Les hésitations timorées de l'Occident ont été une erreur qui se retournent désormais contre lui, écrit Novinky.cz :

«L'Ukraine, ou du moins la partie occidentale du pays, aurait dû être déclarée zone d'interdiction de survol et surveillée par les forces armées de l'alliance. Non seulement pour faciliter la tâche à l'Ukraine, mais aussi pour protéger l'espace aérien des pays membres et prévenir une nouvelle grande vague de réfugiés ukrainiens. ... Il y a longtemps que les restrictions dans l'utilisation des armes livrées, notamment pour frapper des cibles sur le territoire russe, auraient dû être suspendues.
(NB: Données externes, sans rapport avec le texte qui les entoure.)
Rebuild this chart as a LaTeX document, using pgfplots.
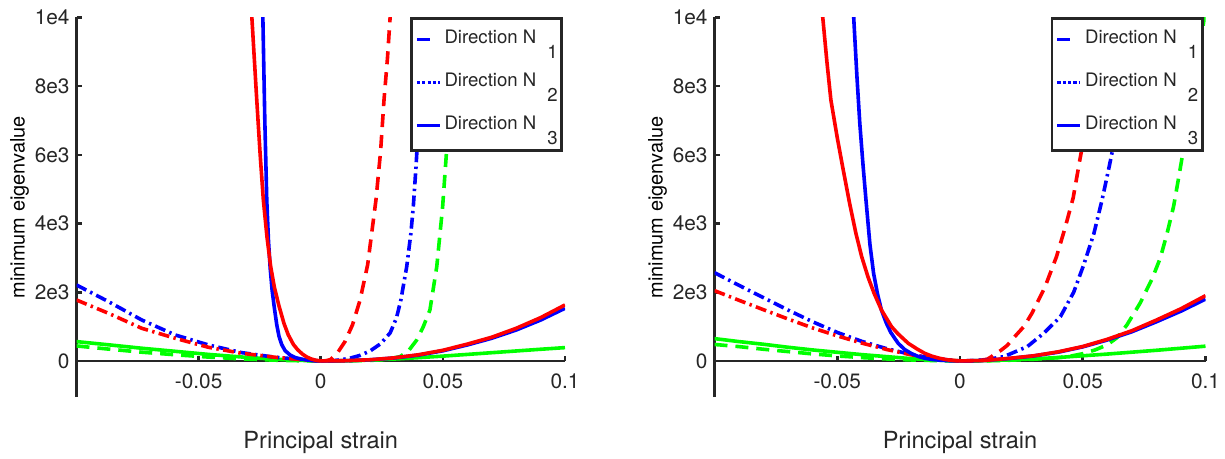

On voit que la Russie ne perçoit pas nos mesures comme l'expression d'une retenue, dans l'optique de freiner le conflit, mais comme une faiblesse de notre part, qui l'encourage à envenimer le conflit.»

De Morgen (BE) /

Garder la tête froide

Dans De Morgen, l'éditorialiste Bart Eeckhout met en garde contre une réaction impulsive:

«Bien sûr, certains trouveront qu'on ne riposte pas avec assez de fermeté. Mais à mon avis, ils ont tort. Depuis longtemps, d'aucuns estiment que les partenaires européens devraient s'impliquer activement dans la défense de l'espace aérien de l'Ukraine. Mais est-ce le bon moment de le faire ? On peut mener le débat sur cette question, mais une réaction musclée équivaudrait à une participation intégrale de l'Europe à la guerre et à une confrontation directe avec la Russie. L'hypothèse serait que Poutine n'oserait pas se lancer dans la confrontation totale. Ce qui est possible, mais on prendrait alors un immense risque. »
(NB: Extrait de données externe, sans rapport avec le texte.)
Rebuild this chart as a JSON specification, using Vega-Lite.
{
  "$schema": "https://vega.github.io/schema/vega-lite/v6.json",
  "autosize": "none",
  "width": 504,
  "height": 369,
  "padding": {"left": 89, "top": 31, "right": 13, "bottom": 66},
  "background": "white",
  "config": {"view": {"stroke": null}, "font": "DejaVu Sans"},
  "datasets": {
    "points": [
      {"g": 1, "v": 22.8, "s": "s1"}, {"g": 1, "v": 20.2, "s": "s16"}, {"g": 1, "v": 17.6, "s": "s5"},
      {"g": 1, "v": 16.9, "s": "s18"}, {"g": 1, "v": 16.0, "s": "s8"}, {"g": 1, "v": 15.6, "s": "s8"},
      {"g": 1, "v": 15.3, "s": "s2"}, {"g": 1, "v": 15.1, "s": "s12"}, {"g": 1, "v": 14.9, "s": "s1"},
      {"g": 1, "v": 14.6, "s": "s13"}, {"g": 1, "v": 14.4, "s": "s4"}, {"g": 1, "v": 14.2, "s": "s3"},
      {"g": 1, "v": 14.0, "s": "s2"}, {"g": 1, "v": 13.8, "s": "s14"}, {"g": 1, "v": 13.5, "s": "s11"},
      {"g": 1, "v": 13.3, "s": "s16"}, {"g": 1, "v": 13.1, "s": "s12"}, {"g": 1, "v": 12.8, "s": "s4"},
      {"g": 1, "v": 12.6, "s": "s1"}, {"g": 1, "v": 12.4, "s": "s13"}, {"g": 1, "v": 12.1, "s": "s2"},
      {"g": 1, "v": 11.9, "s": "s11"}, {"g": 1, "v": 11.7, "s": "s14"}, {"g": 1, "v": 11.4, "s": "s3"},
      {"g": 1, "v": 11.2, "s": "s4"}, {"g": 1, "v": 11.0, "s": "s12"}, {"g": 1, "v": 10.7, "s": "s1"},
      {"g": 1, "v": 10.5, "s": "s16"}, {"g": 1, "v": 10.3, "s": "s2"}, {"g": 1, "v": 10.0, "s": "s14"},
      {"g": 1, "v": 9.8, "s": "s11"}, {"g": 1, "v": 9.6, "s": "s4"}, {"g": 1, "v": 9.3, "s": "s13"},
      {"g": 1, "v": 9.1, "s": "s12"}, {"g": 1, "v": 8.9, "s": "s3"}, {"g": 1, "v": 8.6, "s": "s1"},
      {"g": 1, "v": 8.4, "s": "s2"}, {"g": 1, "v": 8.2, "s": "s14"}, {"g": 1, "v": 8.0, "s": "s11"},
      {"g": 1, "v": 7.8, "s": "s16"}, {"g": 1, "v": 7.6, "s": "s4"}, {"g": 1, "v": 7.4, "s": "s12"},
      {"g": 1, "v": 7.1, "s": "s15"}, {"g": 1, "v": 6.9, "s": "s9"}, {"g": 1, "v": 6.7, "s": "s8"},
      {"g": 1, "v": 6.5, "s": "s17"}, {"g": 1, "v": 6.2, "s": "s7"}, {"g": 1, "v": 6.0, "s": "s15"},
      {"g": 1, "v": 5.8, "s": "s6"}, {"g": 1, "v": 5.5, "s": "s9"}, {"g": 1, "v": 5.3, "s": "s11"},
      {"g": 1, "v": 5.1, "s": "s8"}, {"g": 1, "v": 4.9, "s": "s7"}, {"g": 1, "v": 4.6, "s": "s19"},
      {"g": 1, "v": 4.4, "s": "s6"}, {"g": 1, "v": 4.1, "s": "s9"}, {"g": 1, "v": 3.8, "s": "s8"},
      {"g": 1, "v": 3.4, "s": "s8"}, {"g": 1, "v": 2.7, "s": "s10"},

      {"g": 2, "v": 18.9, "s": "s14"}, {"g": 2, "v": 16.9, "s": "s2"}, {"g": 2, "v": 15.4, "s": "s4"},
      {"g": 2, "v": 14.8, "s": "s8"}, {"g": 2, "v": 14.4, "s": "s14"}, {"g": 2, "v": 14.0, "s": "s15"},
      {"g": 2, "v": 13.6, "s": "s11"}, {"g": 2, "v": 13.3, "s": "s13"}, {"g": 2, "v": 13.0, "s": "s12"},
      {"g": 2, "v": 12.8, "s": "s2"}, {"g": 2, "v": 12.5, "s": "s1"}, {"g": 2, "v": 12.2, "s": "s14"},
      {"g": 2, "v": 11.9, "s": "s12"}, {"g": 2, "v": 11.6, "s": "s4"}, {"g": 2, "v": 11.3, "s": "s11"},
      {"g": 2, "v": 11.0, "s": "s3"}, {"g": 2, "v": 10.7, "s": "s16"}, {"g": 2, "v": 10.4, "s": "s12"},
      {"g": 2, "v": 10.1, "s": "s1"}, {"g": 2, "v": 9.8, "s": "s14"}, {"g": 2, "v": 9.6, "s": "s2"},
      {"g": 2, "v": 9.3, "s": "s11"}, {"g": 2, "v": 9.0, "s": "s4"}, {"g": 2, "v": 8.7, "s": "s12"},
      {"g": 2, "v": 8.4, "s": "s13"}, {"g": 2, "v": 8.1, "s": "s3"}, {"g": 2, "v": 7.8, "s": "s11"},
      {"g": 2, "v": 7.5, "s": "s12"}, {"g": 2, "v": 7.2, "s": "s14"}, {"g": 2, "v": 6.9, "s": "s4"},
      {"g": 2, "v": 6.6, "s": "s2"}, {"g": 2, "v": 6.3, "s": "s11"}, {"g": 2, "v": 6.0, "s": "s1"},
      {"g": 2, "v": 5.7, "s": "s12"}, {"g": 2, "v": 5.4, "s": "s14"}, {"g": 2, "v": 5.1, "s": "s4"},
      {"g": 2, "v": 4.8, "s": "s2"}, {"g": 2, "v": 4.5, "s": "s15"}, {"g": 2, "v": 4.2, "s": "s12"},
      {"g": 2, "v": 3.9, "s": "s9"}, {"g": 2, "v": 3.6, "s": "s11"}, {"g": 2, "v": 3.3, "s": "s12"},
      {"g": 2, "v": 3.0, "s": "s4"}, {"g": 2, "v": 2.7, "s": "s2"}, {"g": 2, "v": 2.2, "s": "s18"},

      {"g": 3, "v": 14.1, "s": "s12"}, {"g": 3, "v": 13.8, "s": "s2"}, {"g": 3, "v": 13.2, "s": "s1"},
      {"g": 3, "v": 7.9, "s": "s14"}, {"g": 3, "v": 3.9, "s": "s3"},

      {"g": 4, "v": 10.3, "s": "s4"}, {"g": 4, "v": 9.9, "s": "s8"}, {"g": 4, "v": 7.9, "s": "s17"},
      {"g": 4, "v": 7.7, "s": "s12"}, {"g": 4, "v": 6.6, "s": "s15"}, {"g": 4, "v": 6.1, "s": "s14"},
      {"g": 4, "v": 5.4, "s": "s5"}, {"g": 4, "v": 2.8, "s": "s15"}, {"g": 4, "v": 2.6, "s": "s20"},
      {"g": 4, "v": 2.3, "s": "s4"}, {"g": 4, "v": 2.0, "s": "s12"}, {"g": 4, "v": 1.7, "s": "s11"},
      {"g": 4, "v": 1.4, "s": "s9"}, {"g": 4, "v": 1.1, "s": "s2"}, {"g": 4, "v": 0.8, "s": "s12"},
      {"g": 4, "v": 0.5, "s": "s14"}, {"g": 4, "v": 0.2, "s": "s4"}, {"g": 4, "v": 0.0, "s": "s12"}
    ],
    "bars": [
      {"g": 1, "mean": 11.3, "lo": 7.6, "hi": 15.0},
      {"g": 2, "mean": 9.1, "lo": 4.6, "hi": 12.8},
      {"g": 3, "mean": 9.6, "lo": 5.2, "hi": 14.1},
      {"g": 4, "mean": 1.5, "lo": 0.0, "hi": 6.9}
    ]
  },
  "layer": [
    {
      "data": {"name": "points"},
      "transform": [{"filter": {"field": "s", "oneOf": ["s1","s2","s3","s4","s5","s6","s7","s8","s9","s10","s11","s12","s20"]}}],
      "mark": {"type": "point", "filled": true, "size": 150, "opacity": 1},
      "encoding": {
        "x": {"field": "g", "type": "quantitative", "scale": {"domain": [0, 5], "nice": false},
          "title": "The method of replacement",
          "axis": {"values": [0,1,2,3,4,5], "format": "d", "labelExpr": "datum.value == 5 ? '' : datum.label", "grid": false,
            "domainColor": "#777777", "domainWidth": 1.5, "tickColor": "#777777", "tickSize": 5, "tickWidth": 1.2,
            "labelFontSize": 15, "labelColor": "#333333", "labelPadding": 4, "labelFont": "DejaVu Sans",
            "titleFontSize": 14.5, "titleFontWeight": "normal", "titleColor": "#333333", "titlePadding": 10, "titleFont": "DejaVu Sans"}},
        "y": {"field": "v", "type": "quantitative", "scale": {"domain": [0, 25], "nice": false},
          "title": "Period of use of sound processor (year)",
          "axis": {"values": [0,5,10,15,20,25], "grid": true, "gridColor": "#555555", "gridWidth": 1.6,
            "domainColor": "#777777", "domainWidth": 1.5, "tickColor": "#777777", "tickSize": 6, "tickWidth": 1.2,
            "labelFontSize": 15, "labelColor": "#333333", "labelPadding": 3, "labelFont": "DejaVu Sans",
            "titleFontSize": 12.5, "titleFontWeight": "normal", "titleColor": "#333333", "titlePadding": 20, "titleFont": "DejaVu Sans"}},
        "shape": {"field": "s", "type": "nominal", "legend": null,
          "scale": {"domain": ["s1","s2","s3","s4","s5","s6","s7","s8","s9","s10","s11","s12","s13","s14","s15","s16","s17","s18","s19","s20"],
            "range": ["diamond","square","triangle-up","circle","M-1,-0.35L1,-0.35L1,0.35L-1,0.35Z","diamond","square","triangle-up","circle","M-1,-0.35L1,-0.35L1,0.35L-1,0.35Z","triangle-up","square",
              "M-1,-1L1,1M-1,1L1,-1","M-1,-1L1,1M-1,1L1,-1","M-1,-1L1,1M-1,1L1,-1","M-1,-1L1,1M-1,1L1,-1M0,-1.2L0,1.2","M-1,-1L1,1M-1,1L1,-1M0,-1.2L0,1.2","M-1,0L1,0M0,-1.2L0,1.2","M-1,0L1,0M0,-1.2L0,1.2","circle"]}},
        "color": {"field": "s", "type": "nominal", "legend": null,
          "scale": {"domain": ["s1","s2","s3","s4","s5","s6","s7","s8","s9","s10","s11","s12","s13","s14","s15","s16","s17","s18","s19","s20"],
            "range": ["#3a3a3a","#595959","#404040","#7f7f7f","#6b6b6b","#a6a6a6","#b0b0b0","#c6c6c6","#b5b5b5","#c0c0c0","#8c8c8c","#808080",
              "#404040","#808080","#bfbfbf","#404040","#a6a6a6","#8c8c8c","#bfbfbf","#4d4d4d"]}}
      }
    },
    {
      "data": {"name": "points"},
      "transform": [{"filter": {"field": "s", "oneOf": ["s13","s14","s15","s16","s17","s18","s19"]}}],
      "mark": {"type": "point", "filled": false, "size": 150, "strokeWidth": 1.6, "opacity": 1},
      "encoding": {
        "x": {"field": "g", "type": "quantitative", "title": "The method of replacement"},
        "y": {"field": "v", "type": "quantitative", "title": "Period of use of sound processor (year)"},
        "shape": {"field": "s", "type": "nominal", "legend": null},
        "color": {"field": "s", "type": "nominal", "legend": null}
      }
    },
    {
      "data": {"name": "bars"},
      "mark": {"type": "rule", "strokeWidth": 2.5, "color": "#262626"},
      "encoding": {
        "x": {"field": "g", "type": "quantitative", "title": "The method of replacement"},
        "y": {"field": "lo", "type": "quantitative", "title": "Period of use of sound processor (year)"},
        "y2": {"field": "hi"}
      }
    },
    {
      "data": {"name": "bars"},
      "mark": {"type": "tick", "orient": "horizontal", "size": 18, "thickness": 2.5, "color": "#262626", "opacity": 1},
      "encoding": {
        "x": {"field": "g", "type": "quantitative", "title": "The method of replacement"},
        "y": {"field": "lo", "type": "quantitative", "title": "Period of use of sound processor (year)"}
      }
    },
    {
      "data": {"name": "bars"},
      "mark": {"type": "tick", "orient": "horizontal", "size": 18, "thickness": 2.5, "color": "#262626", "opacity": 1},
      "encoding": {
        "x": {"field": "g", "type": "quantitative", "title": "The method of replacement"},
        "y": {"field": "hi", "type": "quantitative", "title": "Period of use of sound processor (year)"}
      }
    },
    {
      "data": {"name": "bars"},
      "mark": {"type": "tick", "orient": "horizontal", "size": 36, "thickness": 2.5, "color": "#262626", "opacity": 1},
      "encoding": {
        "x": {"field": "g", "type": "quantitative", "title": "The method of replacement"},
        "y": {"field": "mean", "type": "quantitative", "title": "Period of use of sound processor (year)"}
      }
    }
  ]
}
Corriere della Sera (IT) /

Poutine profite de la conjoncture actuelle

Corriere della Sera estime que le maître du Kremlin a le vent en poupe :

«Poutine se sent fort et double la mise, menace l'Union européenne pour la mettre sous pression, tester sa réactivité et mobiliser les personnalités de l'ancien continent bien disposées à son égard. ... Les négociations avec Donald Trump sur la paix en Ukraine se sont enlisées. Les flottements de la Maison-Blanche le galvanisent. ... La récente coterie chinoise donnée à la cour de Xi Jinping a boosté sa confiance, comme un blanc seing à passer en force.»